- WRITTEN EXERCISE -
Retype the opening lines of the data exactly, stopping after the line that contains "const startYear = 2014;". Skip every picture.

──────────────────────────────

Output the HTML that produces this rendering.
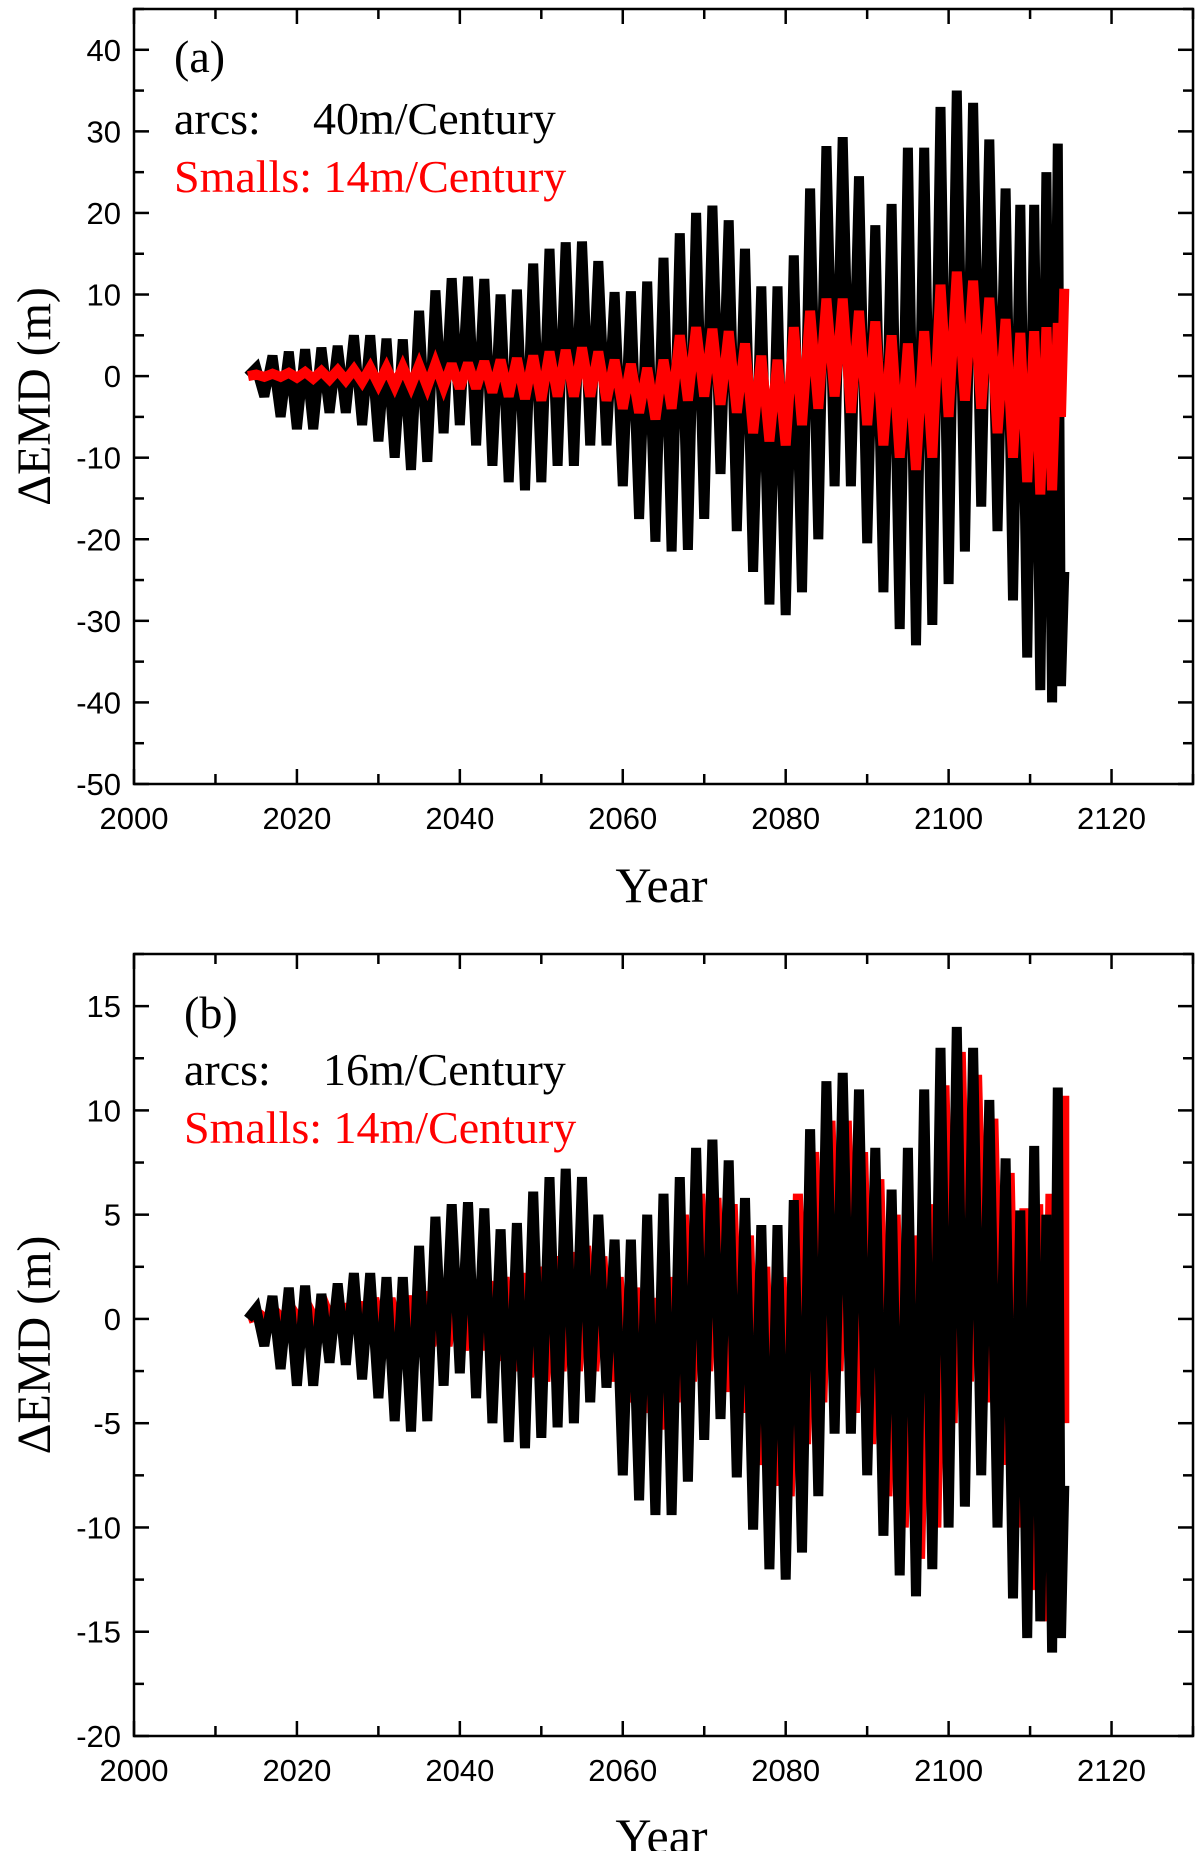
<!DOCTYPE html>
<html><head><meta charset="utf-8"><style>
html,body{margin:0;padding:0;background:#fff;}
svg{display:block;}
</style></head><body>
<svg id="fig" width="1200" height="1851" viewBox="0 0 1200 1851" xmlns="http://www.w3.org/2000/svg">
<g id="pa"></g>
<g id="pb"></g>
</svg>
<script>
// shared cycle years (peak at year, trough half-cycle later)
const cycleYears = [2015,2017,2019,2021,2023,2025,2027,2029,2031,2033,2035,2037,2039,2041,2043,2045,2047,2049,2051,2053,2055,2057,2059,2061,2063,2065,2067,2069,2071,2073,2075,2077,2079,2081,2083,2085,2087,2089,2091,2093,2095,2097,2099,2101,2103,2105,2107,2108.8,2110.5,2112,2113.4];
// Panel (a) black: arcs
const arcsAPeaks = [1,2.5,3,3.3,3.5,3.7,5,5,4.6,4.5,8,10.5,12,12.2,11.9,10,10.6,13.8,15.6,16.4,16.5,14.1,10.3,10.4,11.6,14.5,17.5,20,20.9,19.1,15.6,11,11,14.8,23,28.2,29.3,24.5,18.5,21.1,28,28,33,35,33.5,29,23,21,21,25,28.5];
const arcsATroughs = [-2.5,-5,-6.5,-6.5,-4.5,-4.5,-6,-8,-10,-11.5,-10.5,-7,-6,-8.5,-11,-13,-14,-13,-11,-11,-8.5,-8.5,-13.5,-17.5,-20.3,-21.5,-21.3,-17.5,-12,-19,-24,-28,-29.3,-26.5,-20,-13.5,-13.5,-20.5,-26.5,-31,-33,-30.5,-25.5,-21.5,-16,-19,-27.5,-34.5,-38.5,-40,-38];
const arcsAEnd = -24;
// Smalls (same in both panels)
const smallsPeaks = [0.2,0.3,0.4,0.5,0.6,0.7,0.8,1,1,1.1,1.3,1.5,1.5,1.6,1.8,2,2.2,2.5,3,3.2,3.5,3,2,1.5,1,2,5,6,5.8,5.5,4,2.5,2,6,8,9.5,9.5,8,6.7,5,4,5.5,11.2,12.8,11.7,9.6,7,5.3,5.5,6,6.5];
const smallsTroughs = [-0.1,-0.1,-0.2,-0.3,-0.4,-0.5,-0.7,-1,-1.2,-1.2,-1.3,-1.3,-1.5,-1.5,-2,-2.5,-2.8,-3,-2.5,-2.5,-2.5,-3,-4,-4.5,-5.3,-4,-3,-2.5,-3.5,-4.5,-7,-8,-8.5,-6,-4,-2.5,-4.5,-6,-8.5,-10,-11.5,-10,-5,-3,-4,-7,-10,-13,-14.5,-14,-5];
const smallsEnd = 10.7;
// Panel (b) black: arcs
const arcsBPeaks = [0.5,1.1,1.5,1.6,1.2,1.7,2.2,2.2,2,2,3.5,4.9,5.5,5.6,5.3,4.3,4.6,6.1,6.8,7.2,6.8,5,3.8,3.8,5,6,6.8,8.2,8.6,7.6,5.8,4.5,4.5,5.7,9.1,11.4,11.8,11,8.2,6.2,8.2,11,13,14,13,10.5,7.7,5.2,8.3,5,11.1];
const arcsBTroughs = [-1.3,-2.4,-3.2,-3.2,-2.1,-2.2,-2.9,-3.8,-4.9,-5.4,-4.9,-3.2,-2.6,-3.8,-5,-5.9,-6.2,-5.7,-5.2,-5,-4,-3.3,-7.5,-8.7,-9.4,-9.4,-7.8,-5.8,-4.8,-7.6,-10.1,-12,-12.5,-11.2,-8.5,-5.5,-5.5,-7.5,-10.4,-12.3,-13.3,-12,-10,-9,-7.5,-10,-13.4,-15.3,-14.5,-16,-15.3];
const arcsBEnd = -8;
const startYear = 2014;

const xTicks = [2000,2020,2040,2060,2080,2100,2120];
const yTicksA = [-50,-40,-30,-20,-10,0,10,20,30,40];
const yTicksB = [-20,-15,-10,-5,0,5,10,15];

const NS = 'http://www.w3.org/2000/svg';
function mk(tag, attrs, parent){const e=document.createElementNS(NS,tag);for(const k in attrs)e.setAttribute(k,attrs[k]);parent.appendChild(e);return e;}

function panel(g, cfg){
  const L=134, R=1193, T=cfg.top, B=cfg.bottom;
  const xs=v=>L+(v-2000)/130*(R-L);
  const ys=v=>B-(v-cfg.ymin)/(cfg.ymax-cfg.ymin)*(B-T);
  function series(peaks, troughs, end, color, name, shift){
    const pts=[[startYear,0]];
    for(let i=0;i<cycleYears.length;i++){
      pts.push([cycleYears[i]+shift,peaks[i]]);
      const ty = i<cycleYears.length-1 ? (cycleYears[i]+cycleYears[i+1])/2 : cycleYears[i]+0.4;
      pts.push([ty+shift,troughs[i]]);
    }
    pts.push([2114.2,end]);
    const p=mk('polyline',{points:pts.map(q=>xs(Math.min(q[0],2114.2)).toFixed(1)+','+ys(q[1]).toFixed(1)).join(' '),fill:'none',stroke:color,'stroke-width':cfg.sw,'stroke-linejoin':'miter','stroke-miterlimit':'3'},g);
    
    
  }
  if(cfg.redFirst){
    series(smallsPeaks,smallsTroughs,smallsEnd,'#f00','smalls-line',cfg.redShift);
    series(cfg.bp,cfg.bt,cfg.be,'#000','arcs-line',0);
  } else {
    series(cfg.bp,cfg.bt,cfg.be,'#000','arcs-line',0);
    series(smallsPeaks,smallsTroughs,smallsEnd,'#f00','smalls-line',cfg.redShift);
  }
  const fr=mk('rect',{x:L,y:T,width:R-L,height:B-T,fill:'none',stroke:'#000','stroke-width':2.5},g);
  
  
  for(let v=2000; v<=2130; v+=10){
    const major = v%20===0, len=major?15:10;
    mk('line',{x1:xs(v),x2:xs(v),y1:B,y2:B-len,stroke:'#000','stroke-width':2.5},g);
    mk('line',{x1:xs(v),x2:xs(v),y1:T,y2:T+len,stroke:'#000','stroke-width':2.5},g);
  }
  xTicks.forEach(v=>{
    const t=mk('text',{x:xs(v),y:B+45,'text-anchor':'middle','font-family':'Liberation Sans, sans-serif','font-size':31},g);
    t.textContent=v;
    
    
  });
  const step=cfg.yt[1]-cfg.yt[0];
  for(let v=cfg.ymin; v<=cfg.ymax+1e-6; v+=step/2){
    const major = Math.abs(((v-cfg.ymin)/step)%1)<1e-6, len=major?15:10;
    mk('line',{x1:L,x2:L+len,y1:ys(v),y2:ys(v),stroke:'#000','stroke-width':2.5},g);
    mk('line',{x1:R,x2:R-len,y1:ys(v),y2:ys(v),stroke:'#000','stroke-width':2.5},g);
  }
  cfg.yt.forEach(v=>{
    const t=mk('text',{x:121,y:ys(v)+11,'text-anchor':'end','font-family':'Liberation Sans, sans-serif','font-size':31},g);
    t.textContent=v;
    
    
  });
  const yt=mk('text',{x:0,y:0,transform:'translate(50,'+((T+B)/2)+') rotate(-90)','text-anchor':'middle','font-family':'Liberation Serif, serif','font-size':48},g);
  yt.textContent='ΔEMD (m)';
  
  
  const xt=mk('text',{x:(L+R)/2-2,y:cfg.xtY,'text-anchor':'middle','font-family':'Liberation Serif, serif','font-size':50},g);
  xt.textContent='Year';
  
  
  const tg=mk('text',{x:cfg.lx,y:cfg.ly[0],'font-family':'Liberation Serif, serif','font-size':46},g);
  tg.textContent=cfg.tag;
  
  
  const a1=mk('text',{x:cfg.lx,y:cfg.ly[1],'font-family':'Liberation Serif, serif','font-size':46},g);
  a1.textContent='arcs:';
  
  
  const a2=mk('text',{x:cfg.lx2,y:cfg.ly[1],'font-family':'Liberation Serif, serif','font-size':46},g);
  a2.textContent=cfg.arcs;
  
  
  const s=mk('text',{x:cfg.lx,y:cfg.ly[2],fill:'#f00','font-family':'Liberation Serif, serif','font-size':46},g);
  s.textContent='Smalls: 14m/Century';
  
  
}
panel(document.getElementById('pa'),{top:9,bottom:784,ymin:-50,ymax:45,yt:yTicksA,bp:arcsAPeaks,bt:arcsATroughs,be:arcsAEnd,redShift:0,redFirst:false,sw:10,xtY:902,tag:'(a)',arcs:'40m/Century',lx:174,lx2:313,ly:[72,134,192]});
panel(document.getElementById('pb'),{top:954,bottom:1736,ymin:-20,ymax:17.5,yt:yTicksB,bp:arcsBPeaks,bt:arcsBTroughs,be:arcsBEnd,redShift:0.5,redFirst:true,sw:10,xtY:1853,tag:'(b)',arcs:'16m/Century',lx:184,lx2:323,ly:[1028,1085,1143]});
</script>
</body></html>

──────────────────────────────

- RESULT OF THIS EXERCISE -
Output the HTML that produces this rendering.
<!DOCTYPE html>
<html><head><meta charset="utf-8"><style>
html,body{margin:0;padding:0;background:#fff;}
svg{display:block;}
</style></head><body>
<svg id="fig" width="1200" height="1851" viewBox="0 0 1200 1851" xmlns="http://www.w3.org/2000/svg">
<g id="pa"></g>
<g id="pb"></g>
</svg>
<script>
// shared cycle years (peak at year, trough half-cycle later)
const cycleYears = [2015,2017,2019,2021,2023,2025,2027,2029,2031,2033,2035,2037,2039,2041,2043,2045,2047,2049,2051,2053,2055,2057,2059,2061,2063,2065,2067,2069,2071,2073,2075,2077,2079,2081,2083,2085,2087,2089,2091,2093,2095,2097,2099,2101,2103,2105,2107,2108.8,2110.5,2112,2113.4];
// Panel (a) black: arcs
const arcsAPeaks = [1,2.5,3,3.3,3.5,3.7,5,5,4.6,4.5,8,10.5,12,12.2,11.9,10,10.6,13.8,15.6,16.4,16.5,14.1,10.3,10.4,11.6,14.5,17.5,20,20.9,19.1,15.6,11,11,14.8,23,28.2,29.3,24.5,18.5,21.1,28,28,33,35,33.5,29,23,21,21,25,28.5];
const arcsATroughs = [-2.5,-5,-6.5,-6.5,-4.5,-4.5,-6,-8,-10,-11.5,-10.5,-7,-6,-8.5,-11,-13,-14,-13,-11,-11,-8.5,-8.5,-13.5,-17.5,-20.3,-21.5,-21.3,-17.5,-12,-19,-24,-28,-29.3,-26.5,-20,-13.5,-13.5,-20.5,-26.5,-31,-33,-30.5,-25.5,-21.5,-16,-19,-27.5,-34.5,-38.5,-40,-38];
const arcsAEnd = -24;
// Smalls (same in both panels)
const smallsPeaks = [0.2,0.3,0.4,0.5,0.6,0.7,0.8,1,1,1.1,1.3,1.5,1.5,1.6,1.8,2,2.2,2.5,3,3.2,3.5,3,2,1.5,1,2,5,6,5.8,5.5,4,2.5,2,6,8,9.5,9.5,8,6.7,5,4,5.5,11.2,12.8,11.7,9.6,7,5.3,5.5,6,6.5];
const smallsTroughs = [-0.1,-0.1,-0.2,-0.3,-0.4,-0.5,-0.7,-1,-1.2,-1.2,-1.3,-1.3,-1.5,-1.5,-2,-2.5,-2.8,-3,-2.5,-2.5,-2.5,-3,-4,-4.5,-5.3,-4,-3,-2.5,-3.5,-4.5,-7,-8,-8.5,-6,-4,-2.5,-4.5,-6,-8.5,-10,-11.5,-10,-5,-3,-4,-7,-10,-13,-14.5,-14,-5];
const smallsEnd = 10.7;
// Panel (b) black: arcs
const arcsBPeaks = [0.5,1.1,1.5,1.6,1.2,1.7,2.2,2.2,2,2,3.5,4.9,5.5,5.6,5.3,4.3,4.6,6.1,6.8,7.2,6.8,5,3.8,3.8,5,6,6.8,8.2,8.6,7.6,5.8,4.5,4.5,5.7,9.1,11.4,11.8,11,8.2,6.2,8.2,11,13,14,13,10.5,7.7,5.2,8.3,5,11.1];
const arcsBTroughs = [-1.3,-2.4,-3.2,-3.2,-2.1,-2.2,-2.9,-3.8,-4.9,-5.4,-4.9,-3.2,-2.6,-3.8,-5,-5.9,-6.2,-5.7,-5.2,-5,-4,-3.3,-7.5,-8.7,-9.4,-9.4,-7.8,-5.8,-4.8,-7.6,-10.1,-12,-12.5,-11.2,-8.5,-5.5,-5.5,-7.5,-10.4,-12.3,-13.3,-12,-10,-9,-7.5,-10,-13.4,-15.3,-14.5,-16,-15.3];
const arcsBEnd = -8;
const startYear = 2014;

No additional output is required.